Há mais de dez anos esse padrão se alterou num punhado de países democráticos. Simulacros de batalhas de vida ou morte impregnaram o cotidiano. Tornou-se hábito denunciar as agendas ideológicas de cientistas, artistas, professores, magistrados, empresários, sacerdotes, esportistas, diplomatas, jornalistas e inseri-las no grande jogo da política. Ganhar eleição virou credencial para bagunçar o coreto institucional e sabotar contratos sociais profundos e longevos.
Como a autoajuda ainda não saiu de moda, arrisco algumas sugestões para atravessar esse período tempestuoso minimizando, quem sabe, as avarias no casco mental.
Brasília é Brasil. Não caia no conto do vigário de que a política se transformou num clube fechado de privilegiados imorais dedicados a esfolar os bons cidadãos na planície. Se você for eleito presidente e seus amigos virarem deputados, senadores e ministros do Supremo, a situação não melhora.
O radical é o conservador de amanhã. A história universal dos agitadores mostra que o espírito da abertura à novidade é espancado tão logo o demagogo molda o governo à sua feição e se cerca de bajuladores. Na oposição a gente faz bravata, disse um sábio político brasileiro. Acredite nele.
Político não é salvador nem exterminador da pátria. A paixonite por um candidato deveria ser encarada e tratada como síndrome aditiva. O ódio mortal também. Em regimes democráticos o pior canalha acerta aqui e ali, e o melhor estadista de vez em quando apronta uma cabeluda. Venere e execre entidades sobrenaturais, não seres humanos.
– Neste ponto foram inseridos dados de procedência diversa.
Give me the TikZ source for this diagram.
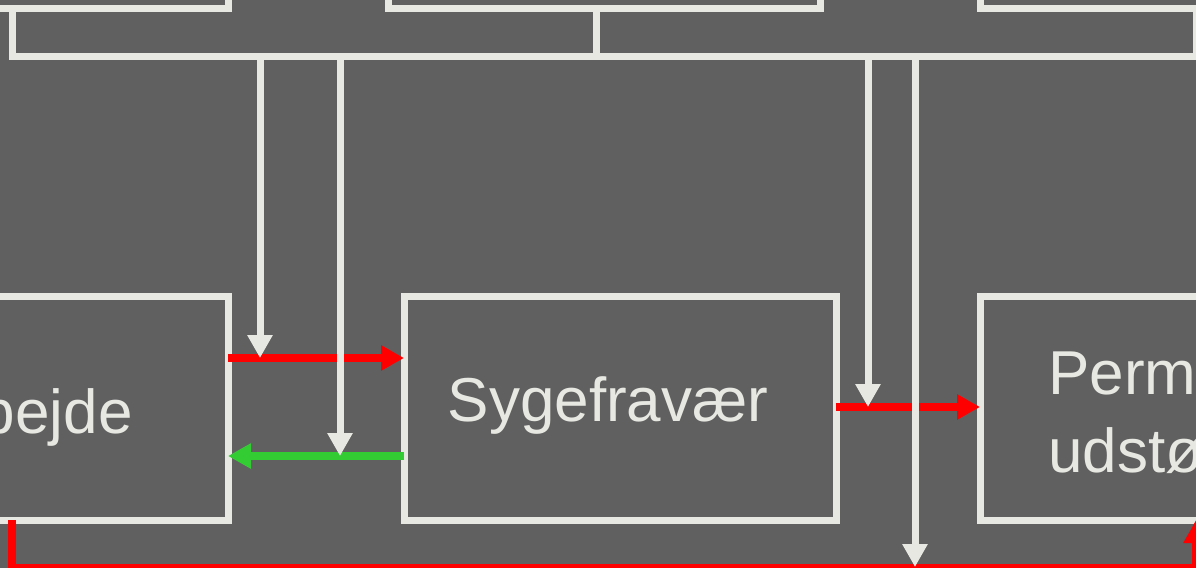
\documentclass[tikz,border=0pt]{standalone}
\usepackage{fontspec}
\setmainfont{Liberation Sans}
\usetikzlibrary{arrows.meta}
\definecolor{bg}{HTML}{606060}
\definecolor{ln}{HTML}{E8E8E3}
\definecolor{rd}{HTML}{FF0000}
\definecolor{gr}{HTML}{33CC33}
\begin{document}
\begin{tikzpicture}[x=0.5pt,y=-0.5pt,
  box/.style={draw=ln, line width=3.5pt, rectangle, minimum width=216pt, minimum height=112pt, inner sep=0pt, outer sep=0pt},
  lbl/.style={text=ln, inner sep=0pt, font=\fontsize{31}{39}\selectfont},
  bus/.style={draw=ln, line width=3.5pt},
  down/.style={draw=ln, line width=3.5pt, -{Triangle[length=11.5pt,width=12pt]}},
  redarr/.style={draw=rd, line width=4pt, -{Triangle[length=11.5pt,width=12pt]}},
  grnarr/.style={draw=gr, line width=4pt, -{Triangle[length=11.5pt,width=12pt]}}]
\useasboundingbox (0,0) rectangle (1196,568);
\fill[bg] (0,0) rectangle (1196,568);
\clip (0,0) rectangle (1196,568);
% top boxes
\node[box] (t1) at (12,-104) {};
\node[box] (t2) at (604,-104) {};
\node[box] (t3) at (1196,-104) {};
% middle boxes
\node[box] (b1) at (12,408) {};
\node[box] (b2) at (620,408) {};
\node[box] (b3) at (1196,408) {};
% labels
\node[lbl, anchor=base east] (l1) at (133,433) {Arbejde};
\node[lbl, anchor=base] (l2) at (608,421) {Sygefravær};
\node[lbl, anchor=base west] (l3) at (1048,394) {Permanent};
\node[lbl, anchor=base west] (l4) at (1048,472) {udstødning};
% bus
\coordinate (t2c) at (596,8);
\coordinate (j2) at (596,56);
\draw[bus] (t1.south) -- ++(0,48) -| (t3.south);
\draw[bus] (t2c) -- (j2);
% horizontal arrows
\coordinate (yr1) at (0,358);
\coordinate (yg) at (0,456);
\coordinate (yr2) at (0,407);
\coordinate (a1) at (260,56);
\coordinate (a2) at (340,56);
\coordinate (a3) at (868,56);
\coordinate (a4) at (915,56);
\draw[redarr] (b1.east |- yr1) -- (b2.west |- yr1);
\draw[grnarr] (b2.west |- yg) -- (b1.east |- yg);
\draw[redarr] (b2.east |- yr2) -- (b3.west |- yr2);
\draw[redarr] (b1.south) -- ++(0,48) -| (b3.south);
% down arrows
\draw[down] (a1) -- (a1 |- yr1);
\draw[down] (a2) -- (a2 |- yg);
\draw[down] (a3) -- (a3 |- yr2);
\coordinate (yb) at (0,567);
\draw[down] (a4) -- (a4 |- yb);
\end{tikzpicture}
\end{document}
Política nacional nem sempre salva a lavoura. É mais importante preocupar-se com a instrução que as crianças recebem num raio de 5 km de você do que esgoelar-se pela anistia em Brasília. Governos e burocracias locais fazem diferença em temas cruciais.
Politizar e moralizar tudo é artimanha de preguiçosos e néscios. A despeito das opiniões políticas de García Márquez, Vargas Llosa, Nana Caymmi e Aldir Blanc, um universo estético e artístico com códigos próprios envolve as suas obras. Navegar por ele e nele desenvolver afinidades e críticas faz bem à alma, propicia elevação e gozo. O crápula pode ser sublime, e a vestal, cantar como uma gralha. O que uma celebridade afirmou sobre eleições e candidatos não tem valor especial. Ignore.
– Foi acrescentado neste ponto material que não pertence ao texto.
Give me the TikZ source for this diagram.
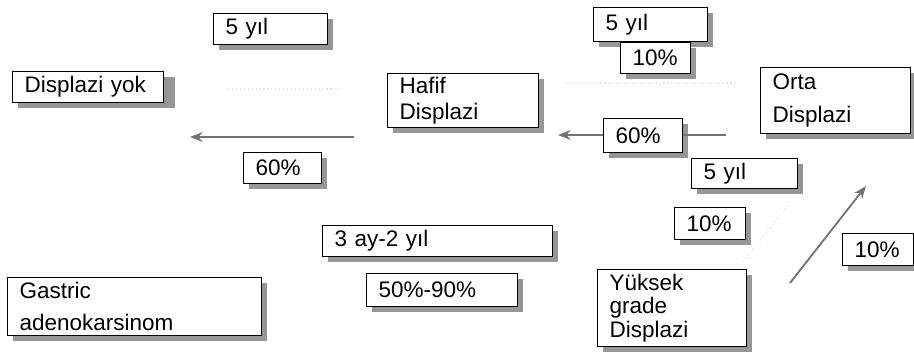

Há menos conspirações do que imagina nossa vã ideologia. Maquinações de vilões para destruir o planeta só abundam nos filmes da Marvel. Empresas farmacêuticas não planejam controlar nossos corpos ou evitar que a natureza sozinha nos cure e nos fortaleça. Falta de vacina e de antibiótico pode matar mesmo, e a melhor opção não estará nos florais de Bach, no leite cru, na cloroquina nem na homeopatia.
Valorize o saber, não os sabichões. Procure ser menos conclusivo e mais especulativo ao abordar um campo de conhecimento que mal arranha. Amplie suas informações, aprenda sobretudo a fazer as boas perguntas e a tomar distância de quem posa de profeta para anunciar novidades radicais.
Política é teatro cívico. Os papéis se invertem, inimigos viscerais se tornam aliados, as derrotas e as vitórias nunca são totais nem irreversíveis. Faça como um político, não odeie a ponto de não negociar; não ame a ponto de não contrariar.
Converse com quem você acha que detesta. Teclar é fácil, quero ver dizer barbaridades de uma pessoa na frente dela, num papo individual. Provavelmente vocês descobrirão que estão mal informados sobre as convicções de cada um, que há preocupações e defeitos comuns e que não vale a pena gastar tanta energia com política. Ouça, repense, proponha.